Perché il fronte liberale non è riuscito a compattarsi e a presentare un candidato competitivo?
È successo come in Tunisia. Sono andati alle elezioni in modo molto disordinato. Non esisteva una coalizione. Hanno cercato di farla, ma non ci sono riusciti. Ma io penso sia abbastanza normale. Dopo cinquant’anni di regime autoritario è comprensibile che si fatichi a trovare nuovi volti credibili. Penso che ci vorrà molto tempo per imparare a vivere in un sistema democratico. Siamo all’inizio. La paura reale è che si torni a un regime militare. Allora sì che sarebbe un disastro.

Teme di più che al potere tornino i militari o che governino gli islamisti?
Il dato è che si è andati a votare senza una Costituzione. La costituente è stata sciolta perché dominata in modo sproporzionato dagli islamisti. Questo significa che si eleggerà un presidente senza sapere che poteri reali avrà. Sarà difficile in entrambi i casi. Se vorrà davvero fare la differenza, Shafiq deve fare un’alleanza con i partiti liberali e tentare di limitare il potere dei Fratelli Musulmani nel Paese. D’altro canto anche la Fratellanza dovrà fare delle concessioni ai propri alleati salafiti.

Qual è la posizione dei cristiani?
Sono in una situazione è imbarazzante. Negli ultimi giorni di campagna elettorale è circolata voce che prima di morire il papa copto Shenuda abbia indicato Shafiq. Si trattava di rumors. Ma è ragionevole pensare che molti cristiani abbiano votato per l’ex primo ministro. Non penso che molti di loro ora voteranno per i Fratelli Musulmani. D’altra parte i copti si sono impegnati nel processo di trasformazione del Paese e non intendono riconsegnare l’Egitto al potere dei militari o alla classe dirigente di Mubarak. Dovremo capire come andrà la trattativa tra Morsi, i candidato dei Fratelli Musulmani, e i salafiti e sarà decisiva la posizione che prenderanno i liberali.

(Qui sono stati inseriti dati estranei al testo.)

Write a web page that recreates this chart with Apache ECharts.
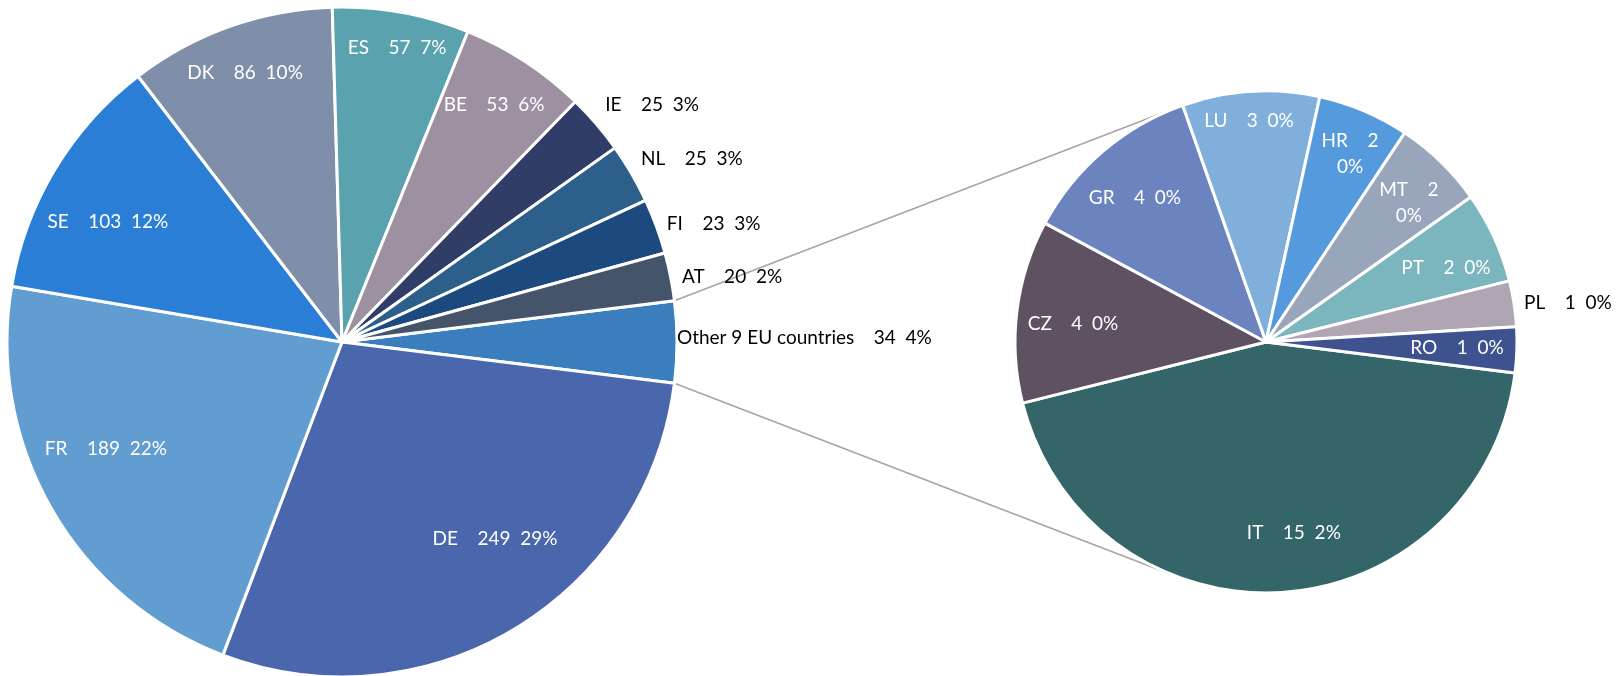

Molti cristiani sono spaventati dalla possibilità che gli islamisti conquistino il potere.
Certo, i cristiani sono preoccupati. Ma allo stesso tempo non sappiamo esattamente cosa faranno una volta arrivati al potere. È poco probabile che qui in Egitto si arrivi a un’applicazione stretta della sharia come avviene in Arabia Saudita o in Iran. In fondo l’Egitto resta un Paese abbastanza aperto. Ma può darsi che ci sia una stretta dal punto di vista della moralizzazione dei costumi. E i cristiani hanno ragione di preoccuparsi. Va detto anche, però, che i Fratelli Musulmani dovranno fare delle concessioni anche ai cristiani. Dovranno proteggerli, ad esempio.

Perché?
In Egitto i cristiani sono quasi il 10% della popolazione. Si tratta della più grande comunità cristiana del Medioriente. Non solo: qui il cristianesimo è presente dai tempi degli apostoli e nessuno può affermare che sia il risultato della colonizzazione. In Egitto si tiene a sottolineare che cristiani e musulmani formano un solo popolo. Il rischio più grande è che una volta al potere, i Fratelli Musulmani cedano alla richiesta dei salafiti DI controllare ministeri chiave come quello dell’educazione. Questo potrebbe davvero causare gravi danni.

È fiducioso sul futuro dell’Egitto?
Siamo all’inizio. Il processo è molto interessante. La gente sta respirando un senso di libertà, sta imparando cosa sia la libertà di espressione. Non penso che su questo si tornerà indietro. La gente sta imparando a essere coinvolta nel dibattito politico. Detti questo ci vorranno molti anni prima di raggiungere un sistema politico bilanciato. Non possiamo aspettarci che tutto cambi nel giro di un solo anno.